Trump Budget Targets Greenwich and Waterford, CT

Trump's latest budget proposal singles out Greenwich and Waterford, CT, targeting federal CDBG spending as wasteful examples in blue states.

· · 3 min read

Donald Trump’s latest budget proposal calls out two Connecticut towns by name, targeting Greenwich and Waterford as examples of what the White House calls “wasteful” federal spending. The 92-page document, released this week, works through programs across the country that the administration wants to cut or eliminate, and it leans heavily on examples drawn from blue states.

The spotlight falls on the Community Development Block Grant program, a $3.3 billion initiative administered by the U.S. Department of Housing and Urban Development that directs money toward housing, economic development, infrastructure and public safety for low- and moderate-income people. Trump has proposed eliminating CDBG in all six of his budget proposals across his two terms. For the second consecutive year, his budget singles out Greenwich specifically, pointing to spending on a theater arts program and pool renovations as evidence that the town, described in the document as sitting in Connecticut’s “famously affluent ‘Gold Coast,’” misused its allocation.

For Greenwich, this is familiar territory. Tyler Fairbairn, the community development and grants administrator for the town, said the language was a “cut and paste” from Trump’s budget proposal a year earlier. He wasn’t alarmed by the repetition, but he was direct about what the loss of the program would mean.

“In all 50 states, it’d be a huge loss to see CDBG go away,” Fairbairn said.

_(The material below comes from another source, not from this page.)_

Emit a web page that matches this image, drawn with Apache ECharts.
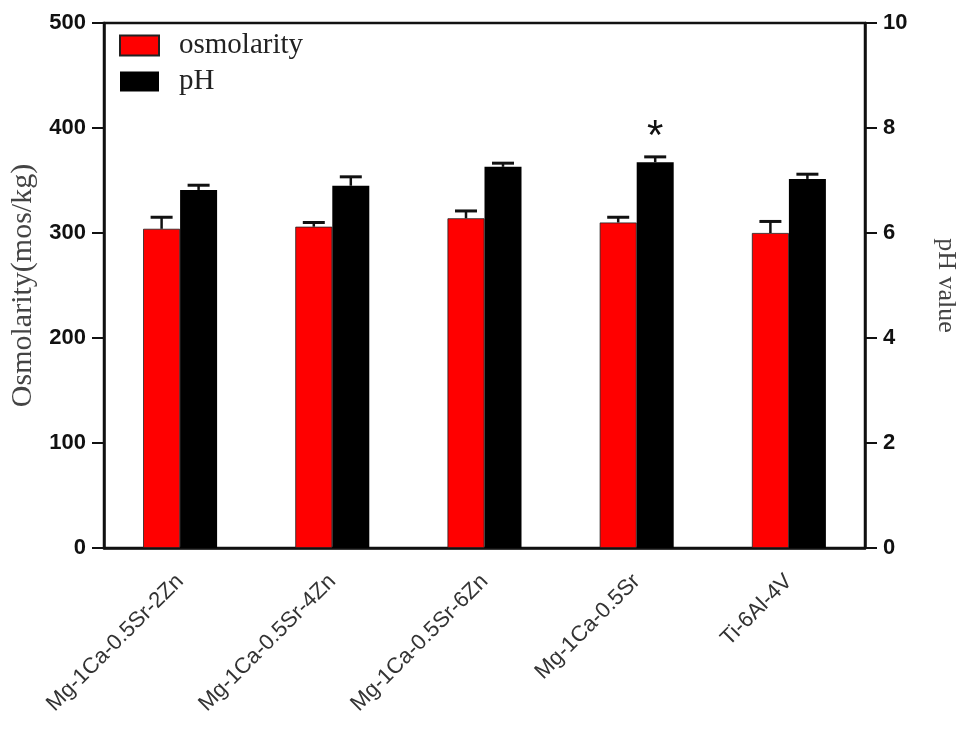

The current allocations aren’t at immediate risk. The funding has already been appropriated by Congress for the current fiscal year, so neither Greenwich nor Waterford faces a clawback now. Presidential budgets function as statements of priorities rather than binding law, and Congress has blocked CDBG cuts every time Trump has proposed them. Fairbairn noted the program has been “fortunately saved by Congress every time.”

Still, the administration’s repeated targeting carries political weight. By naming specific towns in a formal budget document, the White House puts local officials on defense and gives congressional allies a rhetorical foothold to argue the program lacks accountability.

The numbers from Greenwich tell a different story than the administration’s framing. Greenwich is one of 23 Connecticut communities that receive HUD community development grants. Over the past five years, the town has received roughly $3.7 million total, averaging about $750,000 a year. Fairbairn said that puts Greenwich in the “middle of the pack” among Connecticut recipients. When the annual allocation arrives, the town accepts applications from nonprofits that, in Fairbairn’s words, “know what the needs are.” Over the past decade, about 95% of beneficiaries have been low- and moderate-income people, well above the 70% threshold HUD requires.

The administration’s budget argues that CDBG serves “ideological pet projects and failed to target funding to communities in need.” Fairbairn’s data pushes back on that directly. A theater arts program may sound like an easy political target in a wealthy zip code, but the question is who actually walks through the door. In Greenwich, a town with significant income inequality beneath its Gold Coast reputation, the answer appears to be people who qualify under federal poverty guidelines.

The political geography of the budget document is hard to ignore. Across all 92 pages, the programs and local examples the White House highlights are drawn overwhelmingly from blue states. Connecticut, which hasn’t voted for a Republican presidential candidate since 1988, fits that pattern. Whether the budget reflects genuine fiscal concern or is designed to generate headlines that resonate with a particular political base, the practical effect is the same: towns like Greenwich and Waterford spend staff time and political capital defending programs with strong track records.

For Fairbairn and the organizations that depend on CDBG dollars in Connecticut, the hope rests with Congress, which has a consistent record of protecting the program despite presidential pressure. With 23 Connecticut communities relying on those grants, and with the program reaching low-income residents well above federal minimums, the stakes of any future elimination would extend far beyond the two towns the White House chose to name.